╭──
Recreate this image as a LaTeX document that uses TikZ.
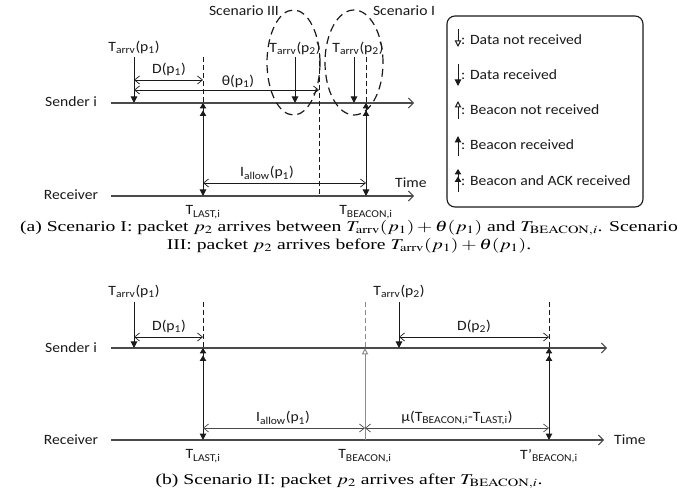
\documentclass[tikz,border=0pt]{standalone}
\usepackage{graphicx}
\usepackage{mathptmx}
\usepackage[no-math]{fontspec}
\setmainfont{Liberation Serif}
\newfontfamily\lblfont{Carlito}
\usetikzlibrary{arrows.meta,shapes.geometric}

\definecolor{ink}{HTML}{1A1A1A}
\definecolor{mid}{HTML}{4A4A4A}
\definecolor{faint}{HTML}{8C8C8C}

% horizontally widened text, for labels and captions
\newcommand{\lw}[1]{\scalebox{1.1}[1]{#1}}
\newcommand{\cw}[1]{\scalebox{1.31}[1]{#1}}
\newcommand{\Tarrv}[1]{T\textsubscript{arrv}(p\textsubscript{#1})}

\tikzset{
  lbl/.style={font=\lblfont\fontsize{14.2}{17}\selectfont, inner sep=0pt, text=ink},
  captext/.style={font=\fontsize{15}{18}\selectfont, inner sep=0pt, align=center, text=black},
  timeaxis/.style={draw=mid, line width=1.1pt, -{Straight Barb[length=5pt,width=10pt,line width=0.9pt]}},
  span/.style={draw=ink, line width=0.8pt, {Straight Barb[length=5pt,width=8pt,line width=0.7pt]}-{Straight Barb[length=5pt,width=8pt,line width=0.7pt]}},
  guide/.style={draw=ink, line width=0.9pt, dash pattern=on 5pt off 3pt},
  datarx/.style={draw=ink, line width=1pt, -{Triangle[length=6.5pt,width=6.5pt]}},
  lost/.style={draw=ink, line width=1pt, -{Triangle[open,length=6.5pt,width=6.5pt]}},
  beaconack/.style={draw=ink, line width=1pt, {Triangle[length=6.5pt,width=6.5pt]}-{Triangle[length=5.5pt,width=6.5pt,sep=2pt]Triangle[length=5.5pt,width=6.5pt]}},
  ackonly/.style={draw=ink, line width=1pt, -{Triangle[length=5.5pt,width=6.5pt,sep=2pt]Triangle[length=5.5pt,width=6.5pt]}},
  scen/.style={ellipse, draw=ink, line width=1.2pt, dash pattern=on 8pt off 5pt, inner sep=0pt},
  legendbox/.style={draw=ink, line width=1.1pt, rounded corners=8pt, inner sep=0pt},
}

\begin{document}
\begin{tikzpicture}[x=1pt, y=-1pt]
\useasboundingbox[fill=white] (0,0) rectangle (699,494);

% ---------------- panel (a) ----------------
\coordinate (aS0) at (111,103); \coordinate (aS1) at (414,103);
\coordinate (aR0) at (111,196); \coordinate (aR1) at (414,196);
\draw[timeaxis] (aS0) -- (aS1);
\draw[timeaxis] (aR0) -- (aR1);
\node[lbl] (aSender) at (71,102) {\lw{Sender i}};
\node[lbl] (aReceiver) at (71,195) {\lw{Receiver}};
\node[lbl, anchor=west] (aTime) at (395,183) {\lw{Time}};

% arrival of p1
\node[lbl] (aT1) at (134,47) {\lw{\Tarrv{1}}};
\coordinate (aT1top) at (134,57); \coordinate (aT1bot) at (134,103);
\draw[datarx] (aT1top) -- (aT1bot);

% last beacon
\coordinate (aLtop) at (203,57); \coordinate (aLs) at (203,103); \coordinate (aLr) at (203,196);
\draw[guide] (aLtop) -- (aLs);
\draw[beaconack] (aLr) -- (aLs);
\node[lbl] (aTlast) at (203,212) {\lw{T\textsubscript{LAST,i}}};

% D(p1) and theta(p1)
\coordinate (aD0) at (134,80); \coordinate (aD1) at (203,80);
\draw[span] (aD0) -- (aD1);
\node[lbl] (aDlab) at (169,69) {\lw{D(p\textsubscript{1})}};
\coordinate (aH0) at (134,90); \coordinate (aH1) at (319,90);
\draw[span] (aH0) -- (aH1);
\node[lbl] (aHlab) at (238,81) {\lw{θ(p\textsubscript{1})}};
\coordinate (aHtop) at (319,53); \coordinate (aHbot) at (319,196);
\draw[guide] (aHtop) -- (aHbot);

% arrivals of p2 in the two scenarios
\node[lbl] (aP2a) at (295,48) {\lw{\Tarrv{2}}};
\coordinate (aP2atop) at (295,57); \coordinate (aP2abot) at (295,103);
\draw[datarx] (aP2atop) -- (aP2abot);
\node[lbl] (aP2b) at (358,48) {\lw{\Tarrv{2}}};
\coordinate (aP2btop) at (354,57); \coordinate (aP2bbot) at (354,103);
\draw[datarx] (aP2btop) -- (aP2bbot);

% next beacon
\coordinate (aBtop) at (366,57); \coordinate (aBs) at (366,103); \coordinate (aBr) at (366,196);
\draw[guide] (aBtop) -- (aBs);
\draw[beaconack] (aBr) -- (aBs);
\node[lbl] (aTbeacon) at (366,212) {\lw{T\textsubscript{BEACON,i}}};

% I_allow(p1)
\coordinate (aI0) at (203,183); \coordinate (aI1) at (366,183);
\draw[span] (aI0) -- (aI1);
\node[lbl] (aIlab) at (267,173) {\lw{I\textsubscript{allow}(p\textsubscript{1})}};

% scenario outlines
\node[scen, minimum width=53pt, minimum height=105pt] (scenIII) at (293.5,62.5) {};
\node[scen, minimum width=58pt, minimum height=105pt] (scenI) at (354,62.5) {};
\node[lbl] (scenIIIlab) at (244,11) {\lw{Scenario III}};
\node[lbl] (scenIlab) at (404,11) {\lw{Scenario I}};

% legend
\node[legendbox, minimum width=196pt, minimum height=191pt] (legend) at (545,111.5) {};
\coordinate (k1a) at (458,29);  \coordinate (k1b) at (458,47);
\coordinate (k2a) at (458,64);  \coordinate (k2b) at (458,86);
\coordinate (k3a) at (458,119); \coordinate (k3b) at (458,101);
\coordinate (k4a) at (458,156); \coordinate (k4b) at (458,136);
\coordinate (k5a) at (458,192); \coordinate (k5b) at (458,169);
\draw[lost] (k1a) -- (k1b);
\draw[datarx] (k2a) -- (k2b);
\draw[lost] (k3a) -- (k3b);
\draw[datarx] (k4a) -- (k4b);
\draw[ackonly] (k5a) -- (k5b);
\node[lbl, anchor=west] (k1) at (461,40)  {\lw{: Data not received}};
\node[lbl, anchor=west] (k2) at (461,75)  {\lw{: Data received}};
\node[lbl, anchor=west] (k3) at (461,110) {\lw{: Beacon not received}};
\node[lbl, anchor=west] (k4) at (461,145) {\lw{: Beacon received}};
\node[lbl, anchor=west] (k5) at (461,181) {\lw{: Beacon and ACK received}};

\node[captext] (capa) at (349,236.5)
  {\cw{(a) Scenario I: packet $p_2$ arrives between $T_{\mathrm{arrv}}(p_1)+\theta(p_1)$ and $T_{\mathrm{BEACON},i}$. Scenario}\\
   \cw{III: packet $p_2$ arrives before $T_{\mathrm{arrv}}(p_1)+\theta(p_1)$.}};

% ---------------- panel (b) ----------------
\coordinate (bS0) at (111,348); \coordinate (bS1) at (607,348);
\coordinate (bR0) at (111,440); \coordinate (bR1) at (604,440);
\draw[timeaxis] (bS0) -- (bS1);
\draw[timeaxis] (bR0) -- (bR1);
\node[lbl] (bSender) at (71,348) {\lw{Sender i}};
\node[lbl] (bReceiver) at (71,440) {\lw{Receiver}};
\node[lbl, anchor=west] (bTime) at (614,440) {\lw{Time}};

% arrival of p1
\node[lbl] (bT1) at (134,291) {\lw{\Tarrv{1}}};
\coordinate (bT1top) at (134,302); \coordinate (bT1bot) at (134,348);
\draw[datarx] (bT1top) -- (bT1bot);

% last beacon
\coordinate (bLtop) at (203,302); \coordinate (bLs) at (203,348); \coordinate (bLr) at (203,440);
\draw[guide] (bLtop) -- (bLs);
\draw[beaconack] (bLr) -- (bLs);
\node[lbl] (bTlast) at (203,456) {\lw{T\textsubscript{LAST,i}}};
\coordinate (bD0) at (134,337); \coordinate (bD1) at (203,337);
\draw[span] (bD0) -- (bD1);
\node[lbl] (bDlab) at (169,326) {\lw{D(p\textsubscript{1})}};

% missed beacon
\coordinate (bMtop) at (365,302); \coordinate (bMs) at (365,348); \coordinate (bMr) at (365,440);
\draw[guide, draw=faint] (bMtop) -- (bMs);
\draw[lost, draw=faint] (bMr) -- (bMs);
\node[lbl] (bTbeacon) at (365,456) {\lw{T\textsubscript{BEACON,i}}};

% arrival of p2
\node[lbl] (bT2) at (399,291) {\lw{\Tarrv{2}}};
\coordinate (bT2top) at (399,302); \coordinate (bT2bot) at (399,348);
\draw[datarx] (bT2top) -- (bT2bot);

% rescheduled beacon
\coordinate (bNtop) at (549,302); \coordinate (bNs) at (549,348); \coordinate (bNr) at (549,440);
\draw[guide] (bNtop) -- (bNs);
\draw[beaconack] (bNr) -- (bNs);
\node[lbl] (bTnext) at (549,456) {\lw{T’\textsubscript{BEACON,i}}};
\coordinate (bE0) at (399,337); \coordinate (bE1) at (549,337);
\draw[span] (bE0) -- (bE1);
\node[lbl] (bElab) at (474,326) {\lw{D(p\textsubscript{2})}};

% intervals on the receiver side
\coordinate (bI0) at (203,428); \coordinate (bI1) at (365,428); \coordinate (bI2) at (549,428);
\draw[span, draw=mid] (bI0) -- (bI1);
\draw[span, draw=mid] (bI1) -- (bI2);
\node[lbl] (bIlab) at (283,418) {\lw{I\textsubscript{allow}(p\textsubscript{1})}};
\node[lbl] (bMulab) at (457,418) {\lw{μ(T\textsubscript{BEACON,i}-T\textsubscript{LAST,i})}};

\node[captext] (capb) at (349,481)
  {\cw{(b) Scenario II: packet $p_2$ arrives after $T_{\mathrm{BEACON},i}$.}};
\end{tikzpicture}
\end{document}
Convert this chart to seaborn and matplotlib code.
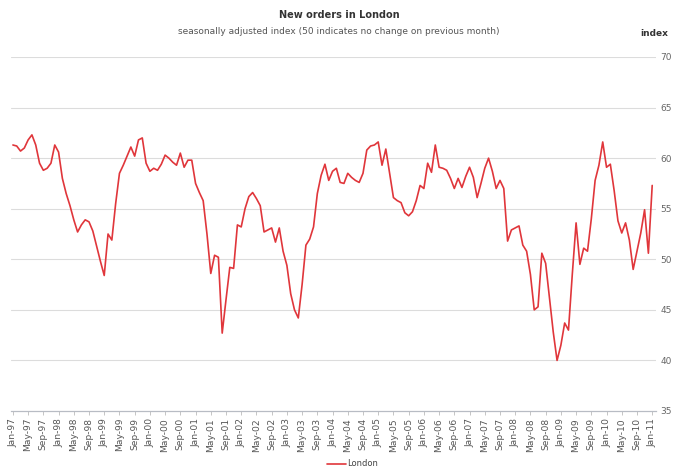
import matplotlib
matplotlib.use("Agg")
import matplotlib.pyplot as plt
import numpy as np
import pandas as pd
import seaborn as sns

# Monthly new-orders index for London, Jan-1997 .. Jan-2011
start_year = 1997
london = [
    61.3, 61.2, 60.7, 61.0, 61.8, 62.3, 61.3, 59.5, 58.8, 59.0, 59.5, 61.3,
    60.6, 58.0, 56.5, 55.3, 53.9, 52.7, 53.4, 53.9, 53.7, 52.8, 51.3, 49.8,
    48.4, 52.5, 51.9, 55.5, 58.5, 59.3, 60.2, 61.1, 60.2, 61.8, 62.0, 59.5,
    58.7, 59.0, 58.8, 59.4, 60.3, 60.0, 59.6, 59.3, 60.5, 59.1, 59.8, 59.8,
    57.5, 56.6, 55.8, 52.5, 48.6, 50.4, 50.2, 42.7, 46.0, 49.2, 49.1, 53.4,
    53.2, 55.0, 56.2, 56.6, 56.0, 55.3, 52.7, 52.9, 53.1, 51.7, 53.1, 50.8,
    49.4, 46.6, 45.0, 44.2, 47.5, 51.4, 52.0, 53.2, 56.5, 58.3, 59.4, 57.8,
    58.7, 59.0, 57.6, 57.5, 58.5, 58.1, 57.8, 57.6, 58.5, 60.8, 61.2, 61.3,
    61.6, 59.3, 60.9, 58.5, 56.1, 55.8, 55.6, 54.6, 54.3, 54.7, 55.8, 57.3,
    57.0, 59.5, 58.6, 61.3, 59.1, 59.0, 58.8, 58.0, 57.0, 58.0, 57.1, 58.2,
    59.1, 58.1, 56.1, 57.5, 59.0, 60.0, 58.7, 57.0, 57.8, 57.0, 51.8, 52.9,
    53.1, 53.3, 51.4, 50.8, 48.5, 45.0, 45.3, 50.6, 49.6, 46.2, 42.8, 40.0,
    41.5, 43.7, 43.0, 48.5, 53.6, 49.5, 51.1, 50.8, 54.0, 57.8, 59.3, 61.6,
    59.1, 59.4, 56.8, 53.8, 52.6, 53.6, 51.9, 49.0, 50.8, 52.6, 54.9, 50.6,
    57.3,
]
month_names = ["Jan", "May", "Sep"]
y_ticks = [35, 40, 45, 50, 55, 60, 65, 70]

df = pd.DataFrame({"month": np.arange(len(london)), "index": london, "series": "London"})

sns.set_style("white")
plt.rcParams["font.family"] = ["DejaVu Sans"]

W, H = 678, 468
fig = plt.figure(figsize=(W / 100, H / 100), dpi=100)
ax = fig.add_axes([11 / W, 1 - 411 / H, 645 / W, 354 / H])

sns.lineplot(data=df, x="month", y="index", hue="series", palette=["#e0363b"],
             linewidth=1.2, ax=ax, legend=True)

# Tick labels every four months
tick_pos = list(range(0, len(london), 4))
tick_lab = []
for p in tick_pos:
    yr = start_year + p // 12
    tick_lab.append(f"{month_names[(p % 12) // 4]}-{yr % 100:02d}")
ax.set_xticks(tick_pos)
ax.set_xticklabels(tick_lab, rotation=90, fontsize=6.6, color="#555555")
ax.set_xlim(-0.5, 169)

ax.set_ylim(35, 70)
ax.set_yticks(y_ticks)
ax.yaxis.tick_right()
ax.set_yticklabels([str(v) for v in y_ticks], fontsize=6.5, color="#666666")
ax.tick_params(axis="y", length=0, pad=3)
ax.tick_params(axis="x", length=3, width=0.6, color="#bbbbbb", pad=2, bottom=True)

for v in y_ticks[1:]:
    ax.axhline(v, color="#dcdcdc", linewidth=0.8, zorder=0)
for s in ["top", "left", "right"]:
    ax.spines[s].set_visible(False)
ax.spines["bottom"].set_color("#b8bcc4")
ax.spines["bottom"].set_linewidth(0.9)
ax.set_xlabel("")
ax.set_ylabel("")

fig.text(0.5, 1 - 15 / H, "New orders in London", ha="center", va="center",
         fontsize=7, fontweight="bold", color="#333333")
fig.text(0.5, 1 - 32 / H, "seasonally adjusted index (50 indicates no change on previous month)",
         ha="center", va="center", fontsize=6.5, color="#555555")
fig.text(654 / W, 1 - 33 / H, "index", ha="center", va="center",
         fontsize=6.5, fontweight="bold", color="#333333")

leg = ax.legend(loc="upper center", bbox_to_anchor=(0.53, -0.125), frameon=False,
                fontsize=6, handlelength=2.2, handletextpad=0.2, borderpad=0)
for t in leg.get_texts():
    t.set_color("#444444")

fig.savefig("out.png", dpi=100, facecolor="white")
╰──
== Work to complete ==
Repeat exactly the lines from the first line of the records above through the line containing "(0,0) rectangle (699,494);", both included. Leave out the pictures.

== Answer ==
Recreate this image as a LaTeX document that uses TikZ.
\documentclass[tikz,border=0pt]{standalone}
\usepackage{graphicx}
\usepackage{mathptmx}
\usepackage[no-math]{fontspec}
\setmainfont{Liberation Serif}
\newfontfamily\lblfont{Carlito}
\usetikzlibrary{arrows.meta,shapes.geometric}

\definecolor{ink}{HTML}{1A1A1A}
\definecolor{mid}{HTML}{4A4A4A}
\definecolor{faint}{HTML}{8C8C8C}

% horizontally widened text, for labels and captions
\newcommand{\lw}[1]{\scalebox{1.1}[1]{#1}}
\newcommand{\cw}[1]{\scalebox{1.31}[1]{#1}}
\newcommand{\Tarrv}[1]{T\textsubscript{arrv}(p\textsubscript{#1})}

\tikzset{
  lbl/.style={font=\lblfont\fontsize{14.2}{17}\selectfont, inner sep=0pt, text=ink},
  captext/.style={font=\fontsize{15}{18}\selectfont, inner sep=0pt, align=center, text=black},
  timeaxis/.style={draw=mid, line width=1.1pt, -{Straight Barb[length=5pt,width=10pt,line width=0.9pt]}},
  span/.style={draw=ink, line width=0.8pt, {Straight Barb[length=5pt,width=8pt,line width=0.7pt]}-{Straight Barb[length=5pt,width=8pt,line width=0.7pt]}},
  guide/.style={draw=ink, line width=0.9pt, dash pattern=on 5pt off 3pt},
  datarx/.style={draw=ink, line width=1pt, -{Triangle[length=6.5pt,width=6.5pt]}},
  lost/.style={draw=ink, line width=1pt, -{Triangle[open,length=6.5pt,width=6.5pt]}},
  beaconack/.style={draw=ink, line width=1pt, {Triangle[length=6.5pt,width=6.5pt]}-{Triangle[length=5.5pt,width=6.5pt,sep=2pt]Triangle[length=5.5pt,width=6.5pt]}},
  ackonly/.style={draw=ink, line width=1pt, -{Triangle[length=5.5pt,width=6.5pt,sep=2pt]Triangle[length=5.5pt,width=6.5pt]}},
  scen/.style={ellipse, draw=ink, line width=1.2pt, dash pattern=on 8pt off 5pt, inner sep=0pt},
  legendbox/.style={draw=ink, line width=1.1pt, rounded corners=8pt, inner sep=0pt},
}

\begin{document}
\begin{tikzpicture}[x=1pt, y=-1pt]
\useasboundingbox[fill=white] (0,0) rectangle (699,494);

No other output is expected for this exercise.